Реакция французского правительства была еще менее выразительной. Оказывается, во Франции именно 11 марта 1938 года оно поменялось. Ну надо же какое «совпадение»! Старое не успело «еще», новое правительство[248] не успело «уже» осудить действия Германии. Потому что и оно просуществовало всего три недели. А следующему правительству Франции только и оставалось, что признать вслед за Великобританией новое положение дел в Европе…[249]
Кстати говоря, вступление нацистских войск в Вену было вовсе не таким триумфальным, как это изображала гитлеровская пропаганда. Дело в том, что колонны «грозных» германских танков… застряли по дороге в австрийскую столицу. И двигались панцеры не по бездорожью под огнем противотанковых орудий, а по отличному шоссе. «Несмотря на превосходную погоду и хорошие условия, большая часть танков вышла из строя. Обнаружились дефекты тяжелой моторизованной артиллерии, и дорога от Линца до Вены оказалась забитой остановившимися тяжелыми машинами»,[250] — не без ехидства сообщает читателю У. Черчилль.
Триумфального вступления в Вену у Гитлера не получилось. Его настроение от включения своей родины в состав рейха было омрачено. Фюрер лично проезжал через Линц,[251] направляясь в австрийскую столицу, и вместо четко двигающихся колонн своей армии увидел беспомощно застрявшие танки, бронемашины пехоты и артиллерийские орудия. Для того чтобы торжественное вступление немецких войск в Вену состоялось вовремя, потребовалось приложить массу усилий. Бронемашины и тяжелые моторизованные артиллерийские орудия были погружены на железнодорожные платформы и только благодаря этому успели к началу церемонии. Танки были выведены из колонны и в беспорядке вошли в Вену лишь утром следующего дня.
Говоря о поглощении Австрии Гитлером, необходимо упомянуть ту важную роль, которую сыграл в аншлюсе Муссолини. Будучи одной из держав-победительниц, именно Италия являлась одним из главных гарантов австрийского нейтралитета и суверенитета. Объяснялось это очень просто: согласно статье 36 Сен-Жерменского договора Италия получила от бывшей Австро-Венгерской империи солидные территории, и потому, как никто другой, была заинтересована в австрийском суверенитете.
Поэтому надежды на Муссолини в Вене возлагались особые. И поначалу он их оправдывал: в 1934 году, когда подняли голову и развили необыкновенную активность местные нацисты, Италия перебросила войска к австрийской границе, дав этим понять, что не потерпит германского господства в Австрии. Однако во время аншлюса Италия не сделала ничего, чтобы помочь соседу. Когда мы оцениваем изменение позиции Муссолини, мы должны помнить, что, хотя формальный союз между Берлином и Римом существовал, никаких поводов проявить серьезность этой дружбы глава Италии еще не имел.[252]

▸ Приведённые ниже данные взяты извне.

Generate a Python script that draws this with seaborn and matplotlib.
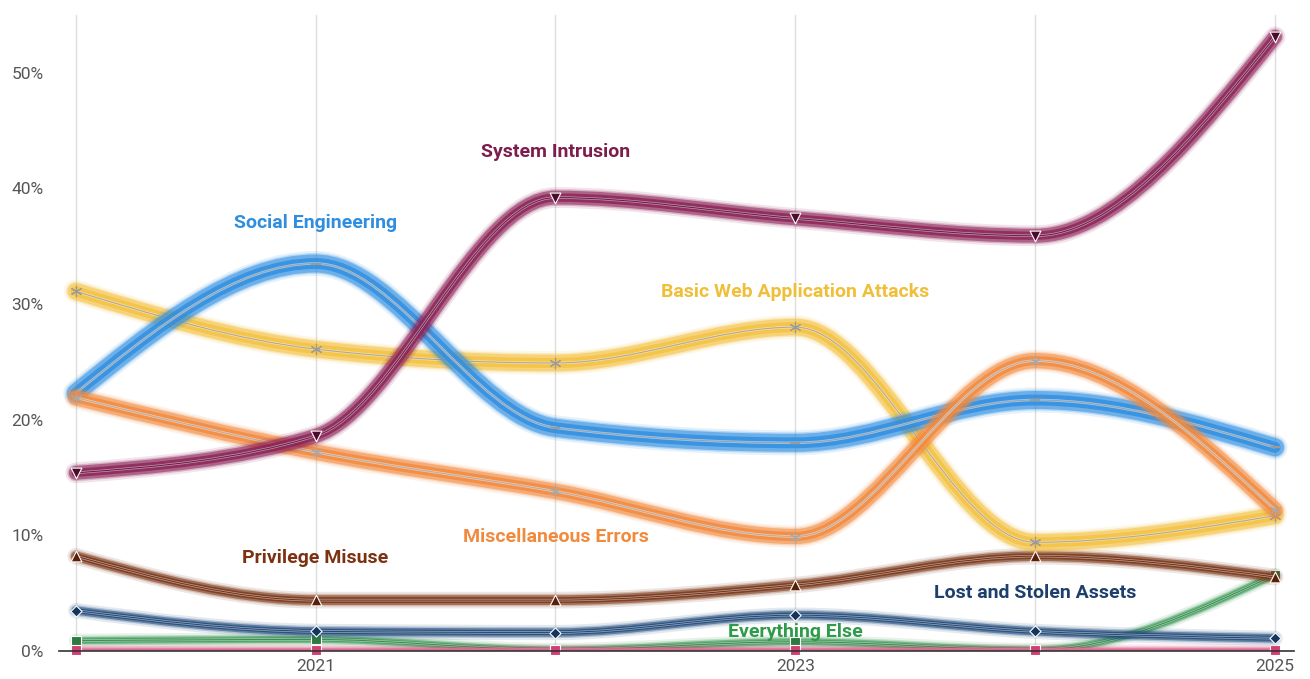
import matplotlib

matplotlib.use("Agg")
import matplotlib.pyplot as plt
import matplotlib.patches as mpatches
import numpy as np
import pandas as pd
import seaborn as sns
from matplotlib.path import Path

years = [2020, 2021, 2022, 2023, 2024, 2025]
year_labels = ["", "2021", "", "2023", "", "2025"]
y_ticks = [0, 10, 20, 30, 40, 50]

system_intrusion = [15.4, 18.6, 39.2, 37.4, 35.9, 53.1]
social_engineering = [22.3, 33.5, 19.3, 18.0, 21.7, 17.6]
basic_web = [31.1, 26.1, 24.9, 28.0, 9.4, 11.7]
misc_errors = [21.9, 17.2, 13.8, 9.9, 25.1, 12.2]
privilege_misuse = [8.2, 4.4, 4.4, 5.7, 8.2, 6.4]
lost_stolen = [3.5, 1.7, 1.6, 3.1, 1.7, 1.1]
everything_else = [0.9, 1.0, 0.1, 0.8, 0.1, 6.6]
denial_of_service = [0.1, 0.1, 0.1, 0.1, 0.1, 0.1]

# name, values, band colour, marker, marker colour, band width (pt), label position
series = [
    ("Everything Else", everything_else, "#3b9a55", "s", "#2c7a3f", 5, (2023.0, 1.65)),
    ("Denial of Service", denial_of_service, "#d23f72", "s", "#d23f72", 3, None),
    ("Lost and Stolen Assets", lost_stolen, "#1f4a7c", "D", "#15355c", 6, (2024.0, 5.0)),
    ("Privilege Misuse", privilege_misuse, "#7b3416", "^", "#5a1f08", 7, (2021.0, 8.0)),
    ("Basic Web Application Attacks", basic_web, "#f4c140", (6, 2, 0), "#9a9a9a", 12, (2023.0, 31.0)),
    ("Social Engineering", social_engineering, "#2f8ee0", "_", "#9a9a9a", 13, (2021.0, 37.0)),
    ("Miscellaneous Errors", misc_errors, "#f28a3e", (6, 2, 0), "#a8a8a8", 11, (2022.0, 9.9)),
    ("System Intrusion", system_intrusion, "#8c2157", "v", "#4a0c2a", 10, (2022.0, 43.1)),
]
label_colors = {
    "Basic Web Application Attacks": "#f0bf3a",
    "Social Engineering": "#2f8ee0",
    "Miscellaneous Errors": "#f28a3e",
    "System Intrusion": "#7d1d4d",
    "Privilege Misuse": "#7a3212",
    "Lost and Stolen Assets": "#1d3f6c",
    "Everything Else": "#2e9a4a",
}


def monotone_path(xs, ys):
    """Cubic Bezier path like d3.curveMonotoneX through the points."""
    xs = np.asarray(xs, float)
    ys = np.asarray(ys, float)
    n = len(xs)
    h = np.diff(xs)
    s = np.diff(ys) / h
    t = np.zeros(n)
    for i in range(1, n - 1):
        p = (s[i - 1] * h[i] + s[i] * h[i - 1]) / (h[i - 1] + h[i])
        t[i] = (np.sign(s[i - 1]) + np.sign(s[i])) * min(abs(s[i - 1]), abs(s[i]), 0.5 * abs(p))
    t[0] = (3 * s[0] - t[1]) / 2
    t[-1] = (3 * s[-1] - t[-2]) / 2
    verts = [(xs[0], ys[0])]
    codes = [Path.MOVETO]
    for i in range(n - 1):
        dx = h[i] / 3
        verts += [(xs[i] + dx, ys[i] + dx * t[i]),
                  (xs[i + 1] - dx, ys[i + 1] - dx * t[i + 1]),
                  (xs[i + 1], ys[i + 1])]
        codes += [Path.CURVE4] * 3
    return Path(verts, codes)


sns.set_theme(style="white")
plt.rcParams["font.family"] = ["Roboto", "DejaVu Sans"]

fig = plt.figure(figsize=(13.1, 6.79), dpi=100)
ax = fig.add_axes([0.045, 0.0412, 0.943, 0.937])

for k, (name, vals, color, marker, mcolor, width, pos) in enumerate(series):
    path = monotone_path(years, vals)
    z = 3 + k * 0.1
    for lw, alpha in [(width + 5, 0.12), (width + 2, 0.25), (width, 0.55), (width * 0.6, 0.8)]:
        ax.add_patch(mpatches.PathPatch(path, fill=False, edgecolor=color, lw=lw,
                                        alpha=alpha, capstyle="round", zorder=z))
    ax.add_patch(mpatches.PathPatch(path, fill=False, edgecolor="white", lw=1.8,
                                    alpha=0.5, zorder=z + 0.01))
    ax.add_patch(mpatches.PathPatch(path, fill=False, edgecolor=mcolor, lw=0.8,
                                    alpha=0.8, zorder=z + 0.02))
    df = pd.DataFrame({"year": years, "share": vals})
    sns.scatterplot(data=df, x="year", y="share", ax=ax, marker=marker,
                    color=mcolor, s=60 if marker != "D" else 32,
                    edgecolor="white" if not isinstance(marker, tuple) and marker != "_" else mcolor,
                    linewidth=0.8 if marker != "_" else 1.6,
                    zorder=z + 0.05, clip_on=False, legend=False)
    if pos is not None:
        ax.text(pos[0], pos[1], name, color=label_colors[name], fontsize=14,
                fontweight="bold", ha="center", va="center", zorder=20)

ax.set_xlim(2019.93, 2025.08)
ax.set_ylim(0, 55)
ax.set_xticks(years)
ax.set_xticklabels(year_labels)
ax.set_yticks(y_ticks)
ax.set_yticklabels([f"{v}%" for v in y_ticks])
ax.tick_params(axis="both", length=0, labelsize=12.5, labelcolor="#555555")
ax.tick_params(axis="y", pad=11)
ax.tick_params(axis="x", pad=6)
ax.grid(axis="x", color="#dddddd", linewidth=1)
ax.grid(axis="y", visible=False)
ax.set_xlabel("")
ax.set_ylabel("")
for side in ["left", "top", "right"]:
    ax.spines[side].set_visible(False)
ax.spines["bottom"].set_color("#333333")
ax.spines["bottom"].set_linewidth(1.2)
ax.spines["bottom"].set_zorder(10)

fig.savefig("out.png", dpi=100)
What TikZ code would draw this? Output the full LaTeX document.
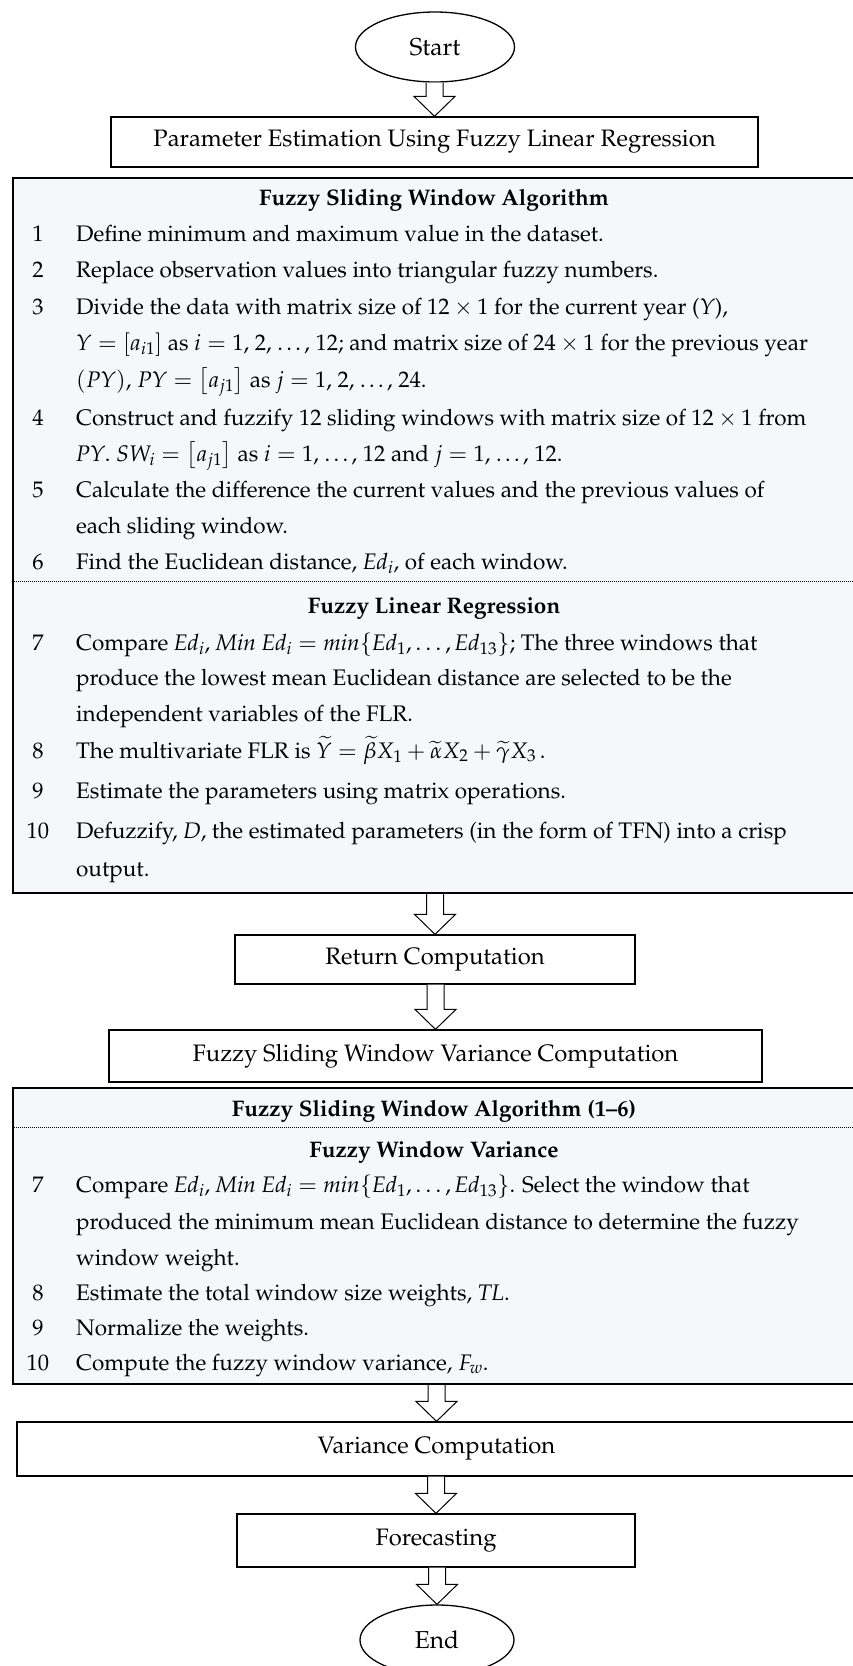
\documentclass[tikz,border=0pt]{standalone}
\usepackage[T1]{fontenc}
\usepackage{mathpazo}
\usetikzlibrary{calc,shapes.geometric}
\definecolor{bggray}{RGB}{246,247,249}
\newcommand\fs{\fontsize{22.5}{27}\selectfont}
\newcommand\fsbox{\fontsize{23.8}{28}\selectfont}
\newcommand\barrow[2]{%
  \draw[barrowstyle] let \p1=(#1), \p2=(#2) in
    (\x2-8.5pt,\y1) -- (\x2-8.5pt,\y2+20pt) -- (\x2-20.5pt,\y2+20pt) -- (\x2,\y2)
    -- (\x2+20.5pt,\y2+20pt) -- (\x2+8.5pt,\y2+20pt) -- (\x2+8.5pt,\y1);}
\newcommand\itemline[4]{%
  \node[num] (#1n) at (38,#2) {#3};
  \node[txt] (#1t) at (76,#2) {#4};}
\newcommand\contline[3]{%
  \node[txt] (#1) at (76,#2) {#3};}
\begin{document}
\begin{tikzpicture}[x=1pt,y=-1pt,
  every node/.style={font=\fs},
  flowbox/.style={draw, line width=1.3pt, rectangle, inner sep=0pt, font=\fsbox},
  term/.style={draw, ellipse, line width=1.3pt, inner sep=0pt, font=\fontsize{24.5}{29}\selectfont},
  bigbox/.style={draw, line width=2pt, fill=bggray, rectangle, inner sep=0pt, anchor=north west},
  txt/.style={anchor=base west, inner sep=0pt},
  num/.style={anchor=base, inner sep=0pt},
  head/.style={anchor=base, inner sep=0pt, font=\fs\bfseries},
  sep/.style={line width=0.9pt, dash pattern=on 1.2pt off 0.8pt},
  barrowstyle/.style={draw, line width=1pt, fill=white}]
\useasboundingbox (0,0) rectangle (853,1666);
\fill[white] (0,0) rectangle (853,1666);

% terminals and boxes
\node[term, minimum width=159pt, minimum height=70pt] (start) at (435,47) {Start};
\node[flowbox, minimum width=647pt, minimum height=50pt] (p1) at (434.5,142) {Parameter Estimation Using Fuzzy Linear Regression};
\node[bigbox, minimum width=844pt, minimum height=715pt] (alg1) at (12,177) {};
\node[flowbox, minimum width=400pt, minimum height=49pt] (ret) at (435,959.5) {Return Computation};
\node[flowbox, minimum width=653pt, minimum height=52pt] (fsw) at (435.5,1056) {Fuzzy Sliding Window Variance Computation};
\node[bigbox, minimum width=844pt, minimum height=296pt] (alg2) at (12,1087) {};
\node[flowbox, minimum width=839pt, minimum height=54pt] (var) at (436.5,1449) {Variance Computation};
\node[flowbox, minimum width=398pt, minimum height=53pt] (fore) at (436,1540.5) {Forecasting};
\node[term, minimum width=154pt, minimum height=70pt] (end) at (437,1640) {End};

% block arrows
\barrow{start.south}{p1.north}
\barrow{alg1.south}{ret.north}
\barrow{ret.south}{fsw.north}
\barrow{alg2.south}{var.north}
\barrow{var.south}{fore.north}
\barrow{fore.south}{end.north}

% ---- first algorithm box
\node[head] (h1) at (434,205) {Fuzzy Sliding Window Algorithm};
\itemline{a1}{241}{1}{Define minimum and maximum value in the dataset.}
\itemline{a2}{277}{2}{Replace observation values into triangular fuzzy numbers.}
\itemline{a3}{314}{3}{Divide the data with matrix size of $12\times1$ for the current year (\textit{Y}),}
\contline{a3b}{350}{$Y=[a_{i1}]$ as $i=1$, 2, \ldots, 12; and matrix size of $24\times1$ for the previous year}
\contline{a3c}{387}{$(PY)$, $PY=\left[a_{j1}\right]$ as $j=1$, 2, \ldots, 24.}
\itemline{a4}{425}{4}{Construct and fuzzify 12 sliding windows with matrix size of $12\times1$ from}
\contline{a4b}{461}{\textit{PY}. $SW_i=\left[a_{j1}\right]$ as $i=1$, \ldots, 12 and $j=1$, \ldots, 12.}
\itemline{a5}{497}{5}{Calculate the difference the current values and the previous values of}
\contline{a5b}{533}{each sliding window.}
\itemline{a6}{569}{6}{Find the Euclidean distance, $\mathit{Ed}_i$, of each window.}
\draw[sep] (12,581) -- (856,581);
\node[head] (h2) at (434,613) {Fuzzy Linear Regression};
\itemline{a7}{650}{7}{Compare $\mathit{Ed}_i$, $\mathit{Min}\ \mathit{Ed}_i=\mathit{min}\{\mathit{Ed}_1, \ldots, \mathit{Ed}_{13}\}$; The three windows that}
\contline{a7b}{685}{produce the lowest mean Euclidean distance are selected to be the}
\contline{a7c}{721}{independent variables of the FLR.}
\itemline{a8}{758}{8}{The multivariate FLR is $\widetilde{Y}=\widetilde{\beta}X_1+\widetilde{\alpha}X_2+\widetilde{\gamma}X_3$\,.}
\itemline{a9}{798}{9}{Estimate the parameters using matrix operations.}
\itemline{a10}{838}{10}{Defuzzify, \textit{D}, the estimated parameters (in the form of TFN) into a crisp}
\contline{a10b}{876}{output.}

% ---- second algorithm box
\node[head] (h3) at (434,1116) {Fuzzy Sliding Window Algorithm (1--6)};
\draw[sep] (12,1127) -- (856,1127);
\node[head] (h4) at (434,1157) {Fuzzy Window Variance};
\itemline{b7}{1192}{7}{Compare $\mathit{Ed}_i$, $\mathit{Min}\ \mathit{Ed}_i=\mathit{min}\{\mathit{Ed}_1, \ldots, \mathit{Ed}_{13}\}$. Select the window that}
\contline{b7b}{1229}{produced the minimum mean Euclidean distance to determine the fuzzy}
\contline{b7c}{1265}{window weight.}
\itemline{b8}{1300}{8}{Estimate the total window size weights, \textit{TL}.}
\itemline{b9}{1335}{9}{Normalize the weights.}
\itemline{b10}{1370}{10}{Compute the fuzzy window variance, $F_w$.}
\end{tikzpicture}
\end{document}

Прежде всего это прекрасно понимал сам глава Германии. «Скажите дуче, что я ему этого никогда не забуду… Если ему когда-либо понадобится помощь или он окажется в опасности, то он может быть уверен — я буду с ним, чтобы ни случилось, пусть хоть весь мир обратится против него!»[254] — такова была реакция фюрера на послание Муссолини, в котором ясно давалось понять, что Италия не станет препятствовать аншлюсу.
Почему же Муссолини поступил именно так? Разумеется, не из любви к «другу Адольфу». В политике подобные сантименты неуместны. Италия за свою позицию по австрийскому вопросу была щедро вознаграждена. Кем? Англией и Францией. Дело в том, что, увлеченный подвигами древних римлян, Муссолини тоже решил построить для Италии новую империю. Первой пробой сил фашистского государства стало нападение на Эфиопию, в то время носившую название Абиссиния. 4 октября 1935 года итальянские войска вторглись в эту страну.